According to Gupta, the case against him was registered on the last day of the sunset clause in Foreign Exchange Regulation Act. The government imposed a Rs 10 crore (Rs 100 million) penalty on him for foreign exchange violations.

Gupta says this was done two-and-a-half years after Fera was repealed and on that day, 14,000 notices went out. Others who got similar notices were Vijay Mallya, State Bank of India, Jayalalitha's foster son, Dinakaran and a clutch of multinationals. This imposed a civil liability on him, so bracketing him with "tainted" individuals was wrong.
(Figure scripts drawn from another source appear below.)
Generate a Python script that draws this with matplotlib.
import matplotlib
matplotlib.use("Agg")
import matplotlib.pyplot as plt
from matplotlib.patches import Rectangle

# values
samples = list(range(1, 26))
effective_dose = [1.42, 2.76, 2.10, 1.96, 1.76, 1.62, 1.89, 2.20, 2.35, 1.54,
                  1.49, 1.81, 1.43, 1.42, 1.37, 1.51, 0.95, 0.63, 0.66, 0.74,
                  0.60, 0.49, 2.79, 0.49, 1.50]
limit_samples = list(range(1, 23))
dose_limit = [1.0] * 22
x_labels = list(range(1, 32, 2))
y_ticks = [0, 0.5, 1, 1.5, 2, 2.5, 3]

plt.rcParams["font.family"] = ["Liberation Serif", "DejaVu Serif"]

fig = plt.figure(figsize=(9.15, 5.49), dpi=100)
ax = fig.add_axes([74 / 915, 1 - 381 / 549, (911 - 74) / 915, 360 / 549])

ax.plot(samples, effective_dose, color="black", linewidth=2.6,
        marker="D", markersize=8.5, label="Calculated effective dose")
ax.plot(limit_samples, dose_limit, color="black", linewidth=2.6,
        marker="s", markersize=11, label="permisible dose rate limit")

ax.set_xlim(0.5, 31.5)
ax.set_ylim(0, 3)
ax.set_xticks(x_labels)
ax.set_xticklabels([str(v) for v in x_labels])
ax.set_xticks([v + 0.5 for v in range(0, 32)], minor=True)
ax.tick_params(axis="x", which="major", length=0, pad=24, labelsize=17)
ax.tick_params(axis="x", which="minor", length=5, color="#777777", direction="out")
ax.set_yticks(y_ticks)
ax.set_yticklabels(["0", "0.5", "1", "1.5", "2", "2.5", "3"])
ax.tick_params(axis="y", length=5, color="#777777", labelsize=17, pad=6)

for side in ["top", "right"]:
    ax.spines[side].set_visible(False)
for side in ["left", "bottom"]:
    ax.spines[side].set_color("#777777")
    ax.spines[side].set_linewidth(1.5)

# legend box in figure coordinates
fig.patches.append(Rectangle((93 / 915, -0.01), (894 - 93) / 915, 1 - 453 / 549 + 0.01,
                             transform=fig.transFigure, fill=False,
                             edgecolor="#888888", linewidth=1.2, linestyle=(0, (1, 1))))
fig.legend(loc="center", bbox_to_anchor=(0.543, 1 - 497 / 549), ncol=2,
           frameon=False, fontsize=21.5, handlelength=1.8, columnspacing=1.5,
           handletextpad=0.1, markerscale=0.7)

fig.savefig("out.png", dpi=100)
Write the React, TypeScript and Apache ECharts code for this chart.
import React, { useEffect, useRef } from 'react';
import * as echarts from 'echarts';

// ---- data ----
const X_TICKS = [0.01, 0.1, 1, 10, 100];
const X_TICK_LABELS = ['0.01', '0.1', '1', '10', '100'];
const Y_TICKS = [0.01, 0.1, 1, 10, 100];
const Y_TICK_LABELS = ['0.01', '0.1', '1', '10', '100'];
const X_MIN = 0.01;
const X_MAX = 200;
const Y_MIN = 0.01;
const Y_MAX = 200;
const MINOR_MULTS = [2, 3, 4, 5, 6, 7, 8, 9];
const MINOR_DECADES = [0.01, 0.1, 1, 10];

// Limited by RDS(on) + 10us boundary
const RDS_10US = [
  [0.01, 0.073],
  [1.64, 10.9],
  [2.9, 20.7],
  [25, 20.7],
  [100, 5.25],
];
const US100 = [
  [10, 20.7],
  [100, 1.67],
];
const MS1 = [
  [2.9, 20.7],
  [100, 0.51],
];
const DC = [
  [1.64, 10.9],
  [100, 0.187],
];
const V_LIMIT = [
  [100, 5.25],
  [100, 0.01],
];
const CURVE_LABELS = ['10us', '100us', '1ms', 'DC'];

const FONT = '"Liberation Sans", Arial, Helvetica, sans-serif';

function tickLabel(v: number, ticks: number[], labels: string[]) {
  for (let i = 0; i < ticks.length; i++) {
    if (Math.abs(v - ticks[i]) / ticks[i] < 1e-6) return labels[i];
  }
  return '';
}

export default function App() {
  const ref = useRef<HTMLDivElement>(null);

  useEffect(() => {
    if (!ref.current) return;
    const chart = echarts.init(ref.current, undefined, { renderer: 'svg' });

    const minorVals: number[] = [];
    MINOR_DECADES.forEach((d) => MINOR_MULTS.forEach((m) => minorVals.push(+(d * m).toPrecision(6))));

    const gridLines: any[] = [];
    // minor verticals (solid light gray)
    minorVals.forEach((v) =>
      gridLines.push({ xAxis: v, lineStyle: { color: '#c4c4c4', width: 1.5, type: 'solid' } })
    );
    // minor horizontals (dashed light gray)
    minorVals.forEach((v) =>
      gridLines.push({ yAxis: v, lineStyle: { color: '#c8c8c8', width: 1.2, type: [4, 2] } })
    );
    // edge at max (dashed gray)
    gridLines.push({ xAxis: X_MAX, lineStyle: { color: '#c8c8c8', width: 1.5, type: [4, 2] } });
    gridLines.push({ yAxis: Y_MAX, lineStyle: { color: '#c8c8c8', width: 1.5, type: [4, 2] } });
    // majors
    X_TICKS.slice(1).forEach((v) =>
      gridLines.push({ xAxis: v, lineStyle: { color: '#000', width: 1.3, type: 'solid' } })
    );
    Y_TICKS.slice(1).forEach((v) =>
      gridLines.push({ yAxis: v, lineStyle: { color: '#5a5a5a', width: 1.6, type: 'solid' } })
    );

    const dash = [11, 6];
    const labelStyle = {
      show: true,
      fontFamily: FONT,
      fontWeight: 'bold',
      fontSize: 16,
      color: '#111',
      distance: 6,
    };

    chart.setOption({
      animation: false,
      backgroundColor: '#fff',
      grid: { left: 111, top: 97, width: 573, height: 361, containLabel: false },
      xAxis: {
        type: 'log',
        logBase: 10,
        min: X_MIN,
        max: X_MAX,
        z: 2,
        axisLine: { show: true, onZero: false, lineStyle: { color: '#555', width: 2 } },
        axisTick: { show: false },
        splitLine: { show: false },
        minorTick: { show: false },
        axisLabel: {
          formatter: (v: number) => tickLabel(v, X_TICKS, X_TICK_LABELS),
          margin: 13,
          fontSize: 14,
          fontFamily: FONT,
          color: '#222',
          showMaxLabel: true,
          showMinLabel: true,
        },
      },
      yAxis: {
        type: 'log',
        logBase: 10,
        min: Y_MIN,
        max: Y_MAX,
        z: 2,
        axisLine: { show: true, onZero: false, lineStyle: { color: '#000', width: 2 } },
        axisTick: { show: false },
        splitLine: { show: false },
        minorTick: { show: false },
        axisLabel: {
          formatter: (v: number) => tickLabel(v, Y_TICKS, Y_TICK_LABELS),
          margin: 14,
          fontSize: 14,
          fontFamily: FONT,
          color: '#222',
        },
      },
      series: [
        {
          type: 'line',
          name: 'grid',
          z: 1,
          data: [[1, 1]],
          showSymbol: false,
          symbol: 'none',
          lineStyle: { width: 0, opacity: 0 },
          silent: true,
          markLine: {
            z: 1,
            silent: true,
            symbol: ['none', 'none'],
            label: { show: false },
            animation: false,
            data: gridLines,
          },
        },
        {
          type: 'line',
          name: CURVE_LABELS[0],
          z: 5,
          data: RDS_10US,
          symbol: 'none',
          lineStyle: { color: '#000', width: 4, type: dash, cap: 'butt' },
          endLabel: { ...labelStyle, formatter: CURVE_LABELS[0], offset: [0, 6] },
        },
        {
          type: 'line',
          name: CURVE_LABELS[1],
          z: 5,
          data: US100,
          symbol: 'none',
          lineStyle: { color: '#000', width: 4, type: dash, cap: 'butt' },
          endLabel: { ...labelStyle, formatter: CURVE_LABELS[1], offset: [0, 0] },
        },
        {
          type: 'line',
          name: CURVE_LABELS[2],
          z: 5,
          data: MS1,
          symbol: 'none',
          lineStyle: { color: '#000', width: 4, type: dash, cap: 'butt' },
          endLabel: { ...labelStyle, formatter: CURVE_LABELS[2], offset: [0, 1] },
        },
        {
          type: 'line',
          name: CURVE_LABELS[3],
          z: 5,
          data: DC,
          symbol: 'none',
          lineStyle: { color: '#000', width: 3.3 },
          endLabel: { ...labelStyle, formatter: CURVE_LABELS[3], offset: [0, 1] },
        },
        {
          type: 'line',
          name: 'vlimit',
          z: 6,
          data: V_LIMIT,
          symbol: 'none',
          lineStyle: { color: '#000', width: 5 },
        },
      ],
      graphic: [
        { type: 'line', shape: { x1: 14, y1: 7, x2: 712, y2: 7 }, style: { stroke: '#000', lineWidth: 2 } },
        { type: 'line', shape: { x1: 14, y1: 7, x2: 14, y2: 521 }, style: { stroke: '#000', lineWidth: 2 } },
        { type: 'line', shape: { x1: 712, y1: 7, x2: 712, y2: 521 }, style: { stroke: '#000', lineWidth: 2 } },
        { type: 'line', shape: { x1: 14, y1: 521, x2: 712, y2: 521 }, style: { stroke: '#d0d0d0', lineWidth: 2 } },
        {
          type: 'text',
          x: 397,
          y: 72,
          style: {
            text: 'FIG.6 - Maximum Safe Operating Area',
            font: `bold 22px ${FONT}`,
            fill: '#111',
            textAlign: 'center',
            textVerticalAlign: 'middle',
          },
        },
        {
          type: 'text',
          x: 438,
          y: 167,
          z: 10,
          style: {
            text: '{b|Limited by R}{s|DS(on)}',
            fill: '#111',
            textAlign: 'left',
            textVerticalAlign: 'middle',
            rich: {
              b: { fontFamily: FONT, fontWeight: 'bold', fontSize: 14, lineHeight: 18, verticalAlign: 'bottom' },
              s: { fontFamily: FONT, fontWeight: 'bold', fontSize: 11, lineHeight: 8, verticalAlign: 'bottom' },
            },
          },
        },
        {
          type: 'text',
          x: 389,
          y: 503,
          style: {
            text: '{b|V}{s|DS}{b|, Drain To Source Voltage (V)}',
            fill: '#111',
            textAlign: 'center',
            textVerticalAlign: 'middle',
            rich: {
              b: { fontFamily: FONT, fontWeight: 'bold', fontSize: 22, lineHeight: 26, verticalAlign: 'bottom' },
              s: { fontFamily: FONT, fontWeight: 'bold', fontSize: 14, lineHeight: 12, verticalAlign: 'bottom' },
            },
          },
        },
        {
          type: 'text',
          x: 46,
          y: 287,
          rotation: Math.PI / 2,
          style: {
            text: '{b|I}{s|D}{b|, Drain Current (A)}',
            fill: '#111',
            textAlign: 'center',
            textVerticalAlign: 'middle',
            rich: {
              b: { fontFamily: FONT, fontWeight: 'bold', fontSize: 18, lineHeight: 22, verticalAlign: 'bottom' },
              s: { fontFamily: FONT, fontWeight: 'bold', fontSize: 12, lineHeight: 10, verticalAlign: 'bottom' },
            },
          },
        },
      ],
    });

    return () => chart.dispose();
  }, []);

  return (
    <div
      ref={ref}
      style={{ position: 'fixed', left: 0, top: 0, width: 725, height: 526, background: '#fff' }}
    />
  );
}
Earlier, the income tax department raided him. This raid was "forced" upon him, he says, because of his proximity to Lalu. But the department had to drop the case for lack of evidence. Gupta says he has been paying income tax -- in Hong Kong from 1970 -- and in India till March 31, 2003. None of the companies owned by him have got as much as an octroi or sales tax notice, he says.

Gupta says, speaking in perfect, idiomatic English that he is "a very contented person". He doesn't need money. He believes he is where he is because of destiny. Bihar has always got stepmotherly treatment, especially from people whom Bihar has reposed its trust in.

Foremost among them, Gupta says, is former Prime Minister Inder Kumar Gujral. "I gave up my seat in the Rajya Sabha to ensure his election. He did nothing for Bihar," says Gupta bluntly. "Please write that. Prem Gupta is saying so."

He says he has big plans for Bihar, beginning with the improvement of infrastructure. It is his belief that with Bihar it is a case of giving a dog a bad name and hanging him. If Gupta can do even a fraction of what he appears to be capable of, Bihar might have a chance of turning around.